Ma la medaglia ha anche il suo rovescio. Il rischio più grande è l’omologazione: l’algoritmo tende a proporre ciò che piace, ciò che funziona, ciò che rientra in determinati schemi. E così, lentamente, potremmo perdere quella biodiversità sonora che è sempre stata il sale della cultura musicale. Inoltre, l’imitazione sempre più fedele di voci celebri da parte delle IA solleva questioni etiche e giuridiche tutt’altro che marginali: se una voce è “replicabile”, a chi appartiene davvero? Si pensi all’ultimo esperimento dei Beatles, dove l’intelligenza artificiale ha contribuito a ricostruire e purificare la voce di John Lennon in un brano inedito (la canzone dei Beatles si intitolata “Now and Then”): emozionante, senza dubbio. Ma anche inquietante, se si perde il contatto con la dimensione umana dell’opera. E qui entra in gioco anche la dimensione pedagogica, interrogandoci – ad esempio – su quale musica vogliamo insegnare e trasmettere alle nuove generazioni. Una musica perfetta, generata da macchine infallibili, o una musica viva, fatta anche di errori, di imprevisti, di umanità. L’educazione musicale deve oggi più che mai aiutare gli studenti a sviluppare uno spirito critico, a distinguere il “bello” dal “piacevole”, a riscoprire il valore dell’ascolto attivo e consapevole.

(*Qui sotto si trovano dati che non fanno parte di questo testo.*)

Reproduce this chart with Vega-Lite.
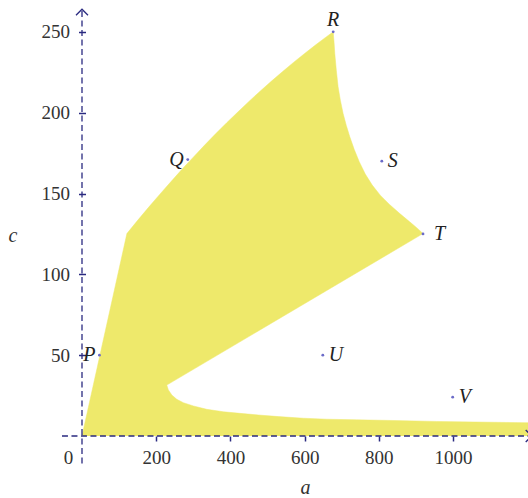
{
  "$schema": "https://vega.github.io/schema/vega-lite/v6.json",
  "width": 446,
  "height": 430,
  "autosize": {"type": "none"},
  "padding": {"left": 82, "top": 6, "right": 0, "bottom": 62},
  "config": {"view": {"stroke": null}, "font": "Liberation Serif"},
  "datasets": {
    "region": [
      {"i": 0, "a": 0, "c": 0},
      {"i": 1, "a": 121, "c": 125.2},
      {"i": 2, "a": 150, "c": 133.4},
      {"i": 3, "a": 180, "c": 141.6},
      {"i": 4, "a": 210, "c": 149.6},
      {"i": 5, "a": 240, "c": 157.4},
      {"i": 6, "a": 270, "c": 165.1},
      {"i": 7, "a": 300, "c": 172.5},
      {"i": 8, "a": 330, "c": 179.8},
      {"i": 9, "a": 360, "c": 186.9},
      {"i": 10, "a": 390, "c": 193.8},
      {"i": 11, "a": 420, "c": 200.4},
      {"i": 12, "a": 450, "c": 207},
      {"i": 13, "a": 480, "c": 213.3},
      {"i": 14, "a": 510, "c": 219.4},
      {"i": 15, "a": 540, "c": 225.3},
      {"i": 16, "a": 570, "c": 231.1},
      {"i": 17, "a": 600, "c": 236.6},
      {"i": 18, "a": 630, "c": 242},
      {"i": 19, "a": 660, "c": 247.2},
      {"i": 20, "a": 677, "c": 250},
      {"i": 21, "a": 679.4, "c": 243.3},
      {"i": 22, "a": 681.3, "c": 236.6},
      {"i": 23, "a": 685.4, "c": 226.3},
      {"i": 24, "a": 690.2, "c": 216},
      {"i": 25, "a": 696.4, "c": 207.6},
      {"i": 26, "a": 703.7, "c": 199.5},
      {"i": 27, "a": 712.3, "c": 192.1},
      {"i": 28, "a": 721.7, "c": 185.1},
      {"i": 29, "a": 733.8, "c": 177.2},
      {"i": 30, "a": 747.2, "c": 169.7},
      {"i": 31, "a": 763.4, "c": 162.1},
      {"i": 32, "a": 782.2, "c": 155.2},
      {"i": 33, "a": 803.7, "c": 149},
      {"i": 34, "a": 828, "c": 143.4},
      {"i": 35, "a": 854.9, "c": 137.9},
      {"i": 36, "a": 883.1, "c": 132.5},
      {"i": 37, "a": 901.9, "c": 128.9},
      {"i": 38, "a": 919, "c": 125.2},
      {"i": 39, "a": 228.5, "c": 31.5},
      {"i": 40, "a": 232.8, "c": 28.5},
      {"i": 41, "a": 242, "c": 25.4},
      {"i": 42, "a": 255.4, "c": 22.7},
      {"i": 43, "a": 273.2, "c": 20.6},
      {"i": 44, "a": 300.1, "c": 18.6},
      {"i": 45, "a": 336.2, "c": 16.5},
      {"i": 46, "a": 380.8, "c": 15},
      {"i": 47, "a": 425.7, "c": 14},
      {"i": 48, "a": 475, "c": 13},
      {"i": 49, "a": 530, "c": 12},
      {"i": 50, "a": 596, "c": 11},
      {"i": 51, "a": 659, "c": 10.4},
      {"i": 52, "a": 740, "c": 10},
      {"i": 53, "a": 838, "c": 9.6},
      {"i": 54, "a": 955, "c": 9},
      {"i": 55, "a": 1107, "c": 8.5},
      {"i": 56, "a": 1202, "c": 8.2},
      {"i": 57, "a": 1202, "c": 0}
    ],
    "axes": [
      {"a": -54, "c": 0, "a2": 1212, "c2": 0},
      {"a": 0, "c": -17, "a2": 0, "c2": 264}
    ],
    "points": [
      {"label": "P", "a": 47, "c": 50},
      {"label": "Q", "a": 285, "c": 171},
      {"label": "R", "a": 677, "c": 250},
      {"label": "S", "a": 808, "c": 170},
      {"label": "T", "a": 919, "c": 125},
      {"label": "U", "a": 649, "c": 50},
      {"label": "V", "a": 999, "c": 24}
    ]
  },
  "layer": [
    {
      "data": {"name": "region"},
      "mark": {"type": "line", "fill": "#EEE96B", "stroke": "#EEE96B", "strokeWidth": 0.5},
      "encoding": {
        "x": {
          "field": "a", "type": "quantitative", "title": "a",
          "scale": {"domain": [0, 1202], "nice": false, "zero": false},
          "axis": {
            "values": [0, 200, 400, 600, 800, 1000],
            "format": "d",
            "domain": false, "grid": false,
            "tickColor": "#2a2a80", "tickWidth": 1.5, "tickSize": 5,
            "tickOpacity": {"condition": {"test": "datum.value == 0", "value": 0}, "value": 1},
            "labelFont": "Liberation Serif", "labelFontSize": 19, "labelColor": "#333333",
            "labelPadding": 7, "labelFlush": false, "labelOverlap": false, "labelBound": false,
            "labelOffset": {"condition": {"test": "datum.value == 0", "value": -14}, "value": 0},
            "title": "a", "titleFont": "Liberation Serif", "titleFontStyle": "italic",
            "titleFontWeight": "normal", "titleFontSize": 20, "titleColor": "#333333",
            "titleY": 57, "titleBaseline": "alphabetic"
          }
        },
        "y": {
          "field": "c", "type": "quantitative", "title": "c",
          "scale": {"domain": [0, 266], "nice": false, "zero": false},
          "axis": {
            "values": [50, 100, 150, 200, 250],
            "format": "d",
            "offset": -3.5,
            "domain": false, "grid": false,
            "tickColor": "#2a2a80", "tickWidth": 1.5, "tickSize": 7,
            "labelFont": "Liberation Serif", "labelFontSize": 19, "labelColor": "#333333",
            "labelPadding": 9, "labelFlush": false, "labelOverlap": false, "labelBound": false,
            "title": "c", "titleFont": "Liberation Serif", "titleFontStyle": "italic",
            "titleFontWeight": "normal", "titleFontSize": 20, "titleColor": "#333333",
            "titleAngle": 0, "titleX": -73, "titleY": 229, "titleAlign": "center", "titleBaseline": "middle"
          }
        },
        "order": {"field": "i", "type": "quantitative"}
      }
    },
    {
      "data": {"name": "axes"},
      "mark": {"type": "rule", "stroke": "#2a2a80", "strokeWidth": 1.3, "strokeDash": [6, 3.5]},
      "encoding": {
        "x": {"field": "a", "type": "quantitative", "title": "a"},
        "x2": {"field": "a2"},
        "y": {"field": "c", "type": "quantitative", "title": "c"},
        "y2": {"field": "c2"}
      }
    },
    {
      "data": {"values": [{"a": 0, "c": 264}]},
      "mark": {"type": "point", "shape": "M-1,1L0,0L1,1", "filled": false, "stroke": "#2a2a80", "strokeWidth": 1.3, "size": 144, "opacity": 1},
      "encoding": {
        "x": {"field": "a", "type": "quantitative", "title": "a"},
        "y": {"field": "c", "type": "quantitative", "title": "c"}
      }
    },
    {
      "data": {"values": [{"a": 1212, "c": 0}]},
      "mark": {"type": "point", "shape": "M-1,-1L0,0L-1,1", "filled": false, "stroke": "#2a2a80", "strokeWidth": 1.3, "size": 144, "opacity": 1},
      "encoding": {
        "x": {"field": "a", "type": "quantitative", "title": "a"},
        "y": {"field": "c", "type": "quantitative", "title": "c"}
      }
    },
    {
      "data": {"name": "points"},
      "mark": {"type": "point", "filled": true, "color": "#6b6bc8", "size": 8, "opacity": 1},
      "encoding": {
        "x": {"field": "a", "type": "quantitative", "title": "a"},
        "y": {"field": "c", "type": "quantitative", "title": "c"}
      }
    },
    {
      "data": {"name": "points"},
      "transform": [{"filter": "datum.label == 'P' || datum.label == 'Q'"}],
      "mark": {"type": "text", "align": "right", "baseline": "middle", "dx": -4, "font": "Liberation Serif", "fontStyle": "italic", "fontSize": 20, "color": "#222222"},
      "encoding": {
        "x": {"field": "a", "type": "quantitative", "title": "a"},
        "y": {"field": "c", "type": "quantitative", "title": "c"},
        "text": {"field": "label"}
      }
    },
    {
      "data": {"name": "points"},
      "transform": [{"filter": "datum.label == 'R'"}],
      "mark": {"type": "text", "align": "center", "baseline": "middle", "dy": -12, "font": "Liberation Serif", "fontStyle": "italic", "fontSize": 20, "color": "#222222"},
      "encoding": {
        "x": {"field": "a", "type": "quantitative", "title": "a"},
        "y": {"field": "c", "type": "quantitative", "title": "c"},
        "text": {"field": "label"}
      }
    },
    {
      "data": {"name": "points"},
      "transform": [{"filter": "datum.label == 'S' || datum.label == 'U' || datum.label == 'V'"}],
      "mark": {"type": "text", "align": "left", "baseline": "middle", "dx": 6, "font": "Liberation Serif", "fontStyle": "italic", "fontSize": 20, "color": "#222222"},
      "encoding": {
        "x": {"field": "a", "type": "quantitative", "title": "a"},
        "y": {"field": "c", "type": "quantitative", "title": "c"},
        "text": {"field": "label"}
      }
    },
    {
      "data": {"name": "points"},
      "transform": [{"filter": "datum.label == 'T'"}],
      "mark": {"type": "text", "align": "left", "baseline": "middle", "dx": 11, "font": "Liberation Serif", "fontStyle": "italic", "fontSize": 20, "color": "#222222"},
      "encoding": {
        "x": {"field": "a", "type": "quantitative", "title": "a"},
        "y": {"field": "c", "type": "quantitative", "title": "c"},
        "text": {"field": "label"}
      }
    }
  ]
}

Solo così potremo formare cittadini capaci di abitare il mondo sonoro con consapevolezza e sensibilità.
Sono già molte le sperimentazioni che coniugano musica e intelligenza artificiale. Alcune app permettono di comporre brani interi partendo da un semplice input vocale o testuale. Altri strumenti, come AIVA o Amper, vengono utilizzati per realizzare colonne sonore dinamiche nei videogiochi o nei contenuti digitali. Alcuni musicisti si stanno spingendo oltre, creando performance ibride tra reale e virtuale, in cui avatar cantano o suonano in sincronia con strumenti acustici. È un mondo nuovo, in cui l’esperienza musicale diventa anche visiva, immersiva, interattiva.
Guardando al futuro, possiamo ipotizzare che la musica sarà sempre più un processo condiviso tra umano e macchina, una sorta di co-creazione. Emergeranno nuovi generi, nuove estetiche, nuove sensibilità. Ma proprio per questo, sarà fondamentale mantenere salda la bussola dell’umanesimo. Dovremo insegnare ai nostri ragazzi – e forse anche a noi stessi – che la musica non è solo suono, ma è gesto, relazione, narrazione. E allora, come vivere questo tempo senza rinunciare all’essenza della musica? Innanzitutto, con consapevolezza. Imparando a riconoscere cosa ascoltiamo, come lo ascoltiamo, da dove viene. Poi, con trasparenza: gli artisti e le case discografiche dovrebbero dichiarare quando utilizzano l’intelligenza artificiale, per costruire un rapporto onesto con il pubblico. Infine, con creatività: perché nessuna macchina potrà mai sostituire l’intuizione di una mano “in carne e ossa” su uno strumento musicale, la gestualità, il sudore di una performance, la vibrazione di una voce imperfetta, l’emozione di un applauso che nasce dal vivo. L’intelligenza artificiale non è una minaccia, se la trattiamo come alleata. Ma dobbiamo ricordarci ogni giorno che, nella musica come nella vita, è l’imperfezione a renderci unici. E a renderci umani.